The response given is not intended to create, nor does it create an ongoing duty to respond to questions. The response does not form an attorney-client relationship, nor is it intended to be anything other than the educated opinion of the author. It should not be relied upon as legal advice. The response given is based upon the limited facts provided by the person asking the question. To the extent additional or different facts exist, the response might possibly change.
Sure. What you're selling is a patent application -- not a patent.
If the application has already been published, then you could also sell any choses in action that may have already arisen to enforce the patent if the claims it will ultimately have have been infringed. The buyer will also likely demand any any all documents relating to the conception and reduction of practice of the invention that's claimed. Also, you should include a provision in the agreement that the buyer has reviewed the prosecution history of the application and is fully aware of all actions and assertions that have been and which have not been made. As I hoped you appreciate, your potential sale of your patent application is not simple and you should not draft up an agreement yourself. Good luck.
Yes you can, but there would have to be a lot of disclaimers and warranties. You're best off hiring an IP lawyer to get this done.

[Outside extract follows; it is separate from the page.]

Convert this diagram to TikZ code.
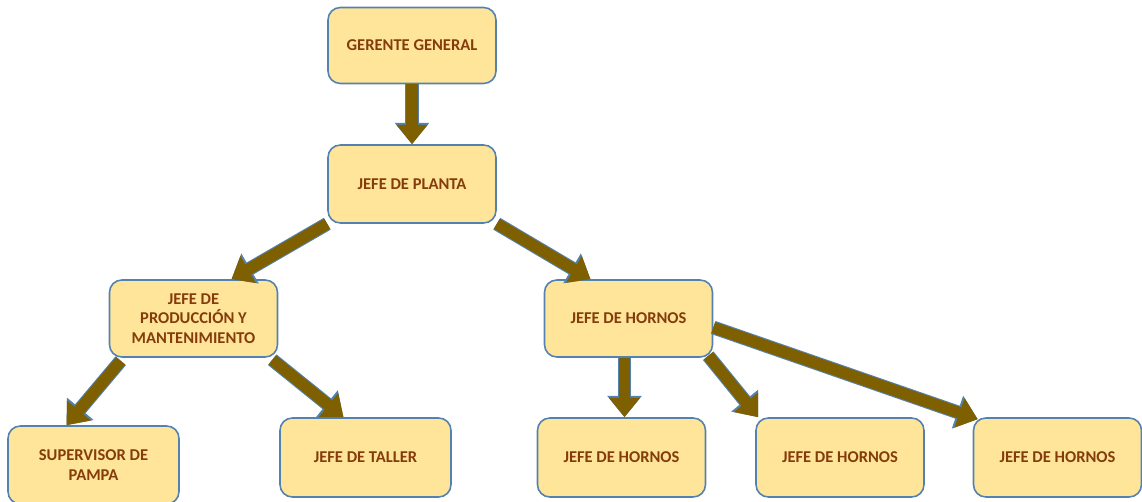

Disclaimer: Please note that this answer does not constitute legal advice, and should not be relied on, since each state has different laws, each situation is fact specific, and it is impossible to evaluate a legal problem without a comprehensive consultation and review of all the facts and documents at issue. This answer does not create an attorney-client relationship.
Yes, this is not uncommon. If you are solo-inventor or a business that doesn't have the facilities/money/interest to bring your product to market, it may be easier to find a buyer before your patent issues. I have seen cases where established companies were more inclined to purchase the rights to a patent application while it is still pending because the company can then step in and take over the prosecution of the patent application.